Size Prints Too Small
Most times a printer driver applied “shrink to fit.” Reprint at 100%. Also confirm the document resolution and the width and height fields match your target inches.
Edges Peek From The Frame
The insert might be a hair large or the oval is slightly narrower than you measured. Trim in thin slices. If the photo keeps springing out, add a paper spacer behind it for a snug seat.
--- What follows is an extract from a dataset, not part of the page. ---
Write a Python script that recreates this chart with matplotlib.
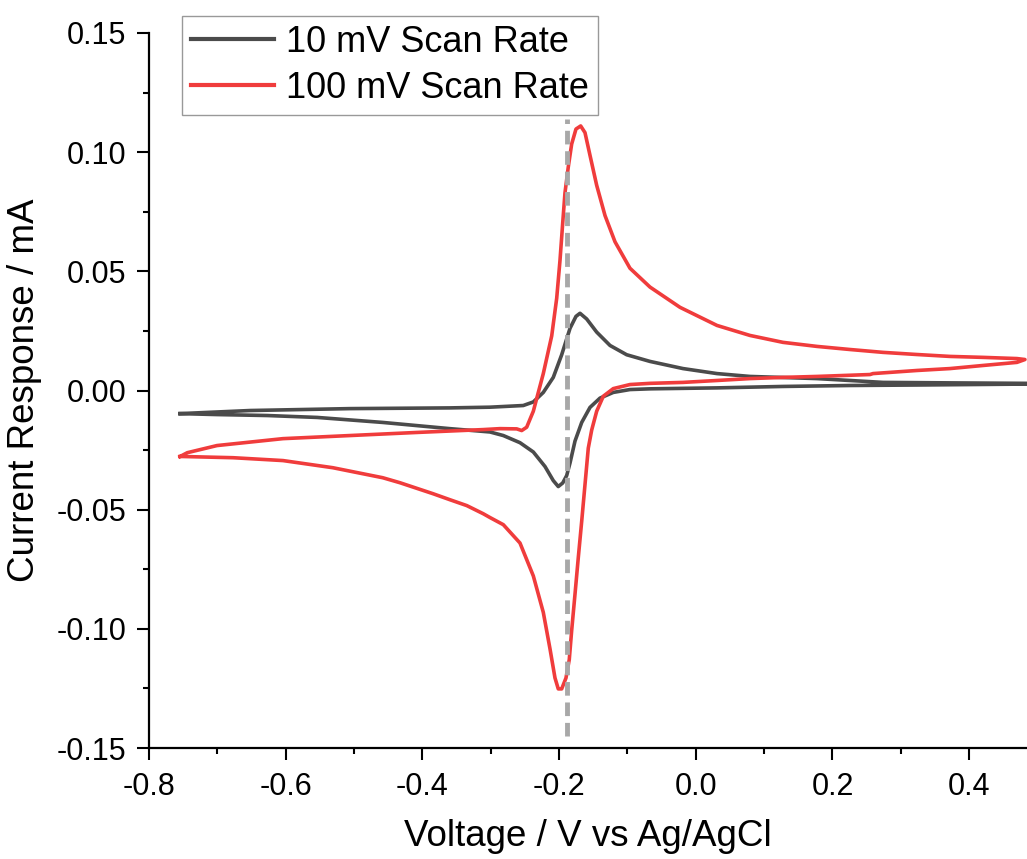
import matplotlib
matplotlib.use("Agg")
import matplotlib.pyplot as plt
from matplotlib.ticker import MultipleLocator, FormatStrFormatter

plt.rcParams['font.family'] = ['Liberation Sans', 'DejaVu Sans']
plt.rcParams['axes.unicode_minus'] = False

# 100 mV scan: left vertex -> anodic sweep -> right vertex -> cathodic sweep -> back
v_100 = [-0.7546, -0.744, -0.7005, -0.604, -0.506, -0.408, -0.311, -0.2865,
         -0.262, -0.2547, -0.2474, -0.2377, -0.2231, -0.2108, -0.2035, -0.1987,
         -0.1947, -0.1914, -0.1865, -0.1816, -0.1753, -0.1684, -0.1621, -0.1548,
         -0.1450, -0.1328, -0.1182, -0.0963, -0.0670, -0.0231, 0.031, 0.0793,
         0.1276, 0.1773, 0.2256, 0.2739, 0.3236, 0.3719, 0.4202, 0.4699, 0.4816,
         0.4699, 0.4202, 0.3719, 0.3236, 0.2593, 0.2549, 0.1773, 0.1276,
         0.0793, 0.031, -0.0187, -0.0670, -0.0963, -0.1207, -0.1353, -0.1450,
         -0.1523, -0.1573, -0.1621, -0.1669, -0.1719, -0.1767, -0.1816, -0.1851,
         -0.1899, -0.1962, -0.2012, -0.2060, -0.2133, -0.2231, -0.2377, -0.2572,
         -0.2816, -0.3011, -0.311, -0.335, -0.360, -0.3845, -0.4328, -0.458,
         -0.531, -0.604, -0.677, -0.750, -0.7546]
i_100 = [-0.0277, -0.0261, -0.0231, -0.0202, -0.0189, -0.0176, -0.0164, -0.0160,
         -0.0161, -0.0168, -0.0154, -0.0087, 0.0071, 0.0229, 0.0387, 0.0545,
         0.0703, 0.0829, 0.0939, 0.1034, 0.1097, 0.1110, 0.1082, 0.0987,
         0.0861, 0.0734, 0.0624, 0.0513, 0.0434, 0.0349, 0.0273, 0.0231,
         0.0202, 0.0185, 0.0172, 0.0160, 0.0151, 0.0143, 0.0139, 0.0134, 0.0130,
         0.0118, 0.0105, 0.0092, 0.0084, 0.0071, 0.0067, 0.0059, 0.0055,
         0.0050, 0.0042, 0.0034, 0.0030, 0.0025, 0.0008, -0.0024, -0.0087,
         -0.0166, -0.0242, -0.0395, -0.0548, -0.0701, -0.0854, -0.1007, -0.1129,
         -0.1206, -0.1252, -0.1252, -0.1206, -0.1084, -0.0931, -0.0778, -0.0640,
         -0.0563, -0.0533, -0.0517, -0.0483, -0.0458, -0.0433, -0.0387, -0.0366,
         -0.0324, -0.0294, -0.0282, -0.0277, -0.0277]

# 10 mV scan
v_10 = [-0.7546, -0.652, -0.506, -0.360, -0.3011, -0.2524, -0.2377, -0.2231,
        -0.2085, -0.1962, -0.1840, -0.1753, -0.1694, -0.1596, -0.1450, -0.1255,
        -0.1011, -0.0670, -0.0187, 0.031, 0.0793, 0.1773, 0.2739, 0.3719,
        0.4846, 0.49,
        0.4846, 0.3236, 0.2256, 0.1276, 0.031, -0.0187, -0.0670, -0.0963,
        -0.1207, -0.1402, -0.1548, -0.1669, -0.1767, -0.1840, -0.1889, -0.1947,
        -0.2012, -0.2085, -0.2206, -0.2377, -0.2572, -0.2816, -0.3011, -0.360,
        -0.458, -0.554, -0.627, -0.7005, -0.7546]
i_10 = [-0.0097, -0.0084, -0.0076, -0.0073, -0.0070, -0.0063, -0.0048, -0.0008,
        0.0055, 0.0150, 0.0261, 0.0311, 0.0324, 0.0300, 0.0245, 0.0189,
        0.0150, 0.0122, 0.0092, 0.0071, 0.0059, 0.0050, 0.0034, 0.0032,
        0.0030, 0.0028,
        0.0027, 0.0023, 0.0021, 0.0017, 0.0011, 0.0009, 0.0007, 0.0004,
        -0.0008, -0.0032, -0.0071, -0.0134, -0.0212, -0.0304, -0.0357, -0.0388,
        -0.0403, -0.0378, -0.0319, -0.0258, -0.0219, -0.0189, -0.0174, -0.0160,
        -0.0134, -0.0113, -0.0105, -0.0101, -0.0097]

marker_v = -0.189
marker_i = [-0.145, 0.114]

gray = '#4b4b4b'
red = '#f03c3c'

fig = plt.figure(figsize=(10.27, 8.59), dpi=100)
ax = fig.add_axes([149 / 1027, 1 - 748 / 859, 1 - 149 / 1027, (748 - 33) / 859])

ax.plot([marker_v, marker_v], marker_i, color='#a8a8a8', linewidth=3.5,
        linestyle=(0, (2.8, 1.4)), zorder=3)
ax.plot(v_10, i_10, color=gray, linewidth=2.6, label='10 mV Scan Rate',
        solid_joinstyle='round', zorder=2)
ax.plot(v_100, i_100, color=red, linewidth=2.6, label='100 mV Scan Rate',
        solid_joinstyle='round', zorder=2)

ax.set_xlim(-0.8, 0.4846)
ax.set_ylim(-0.15, 0.15)
ax.xaxis.set_major_locator(MultipleLocator(0.2))
ax.xaxis.set_minor_locator(MultipleLocator(0.1))
ax.yaxis.set_major_locator(MultipleLocator(0.05))
ax.yaxis.set_minor_locator(MultipleLocator(0.025))
ax.xaxis.set_major_formatter(FormatStrFormatter('%.1f'))
ax.yaxis.set_major_formatter(FormatStrFormatter('%.2f'))

ax.spines['top'].set_visible(False)
ax.spines['right'].set_visible(False)
for s in ('left', 'bottom'):
    ax.spines[s].set_linewidth(1.6)
ax.tick_params(which='major', direction='out', length=8.5, width=1.5,
               labelsize=22, pad=8)
ax.tick_params(which='minor', direction='out', length=4.3, width=1.5)
ax.tick_params(axis='x', which='major', pad=9)

ax.set_xlabel('Voltage / V vs Ag/AgCl', fontsize=26.5, labelpad=12)
ax.set_ylabel('Current Response / mA', fontsize=26.5, labelpad=10)

leg = ax.legend(loc='upper left', bbox_to_anchor=(182 / 1027, 1 - 16 / 859),
                bbox_transform=fig.transFigure, borderaxespad=0, fontsize=26,
                frameon=True, fancybox=False, edgecolor='#808080',
                handlelength=2.3, handletextpad=0.33, labelspacing=0.3,
                borderpad=0.25)
leg.get_frame().set_linewidth(1.0)
for line in leg.get_lines():
    line.set_linewidth(3.0)

fig.savefig('out.png', dpi=100)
Template Approach For Repeats
If you expect to make several, create a letter-size or A4 sheet with multiple outlines: two ovals at 18 × 13 mm, two at 20 × 15 mm, plus a few hearts. Keep each outline in its own layer and drop pictures beneath. Print once, cut, test, and keep the file for later gifts.
Calculated Pixel Targets For Popular Sizes
Here are pixel counts that print cleanly at 300 ppi. You can print with more pixels, but you won’t see extra detail at this physical size. If your source image falls short, upscale with a quality algorithm and check the result at 100% zoom before committing to paper.
| Print Size (mm) | Print Size (in) | Target Pixels @ 300 ppi |
|---|---|---|
| 18 × 13 | 0.71 × 0.51 | 213 × 153 |
| 20 × 15 | 0.79 × 0.59 | 236 × 177 |
| 16 × 16 | 0.63 × 0.63 | 189 × 189 |
Care And Longevity
Print on archival paper and store spare inserts in a sleeve. Finger oils can dull a tiny print fast, so handle edges only. If the locket has a plastic window, avoid solvents when cleaning the metal; use a gentle cloth to keep the cover clear.
What To Measure On Day One
Measure the inner window in millimeters, check bezel depth, note whether there’s a protective window, and test a paper dummy before you commit to photo paper. Once those numbers are set, the actual resizing takes only minutes.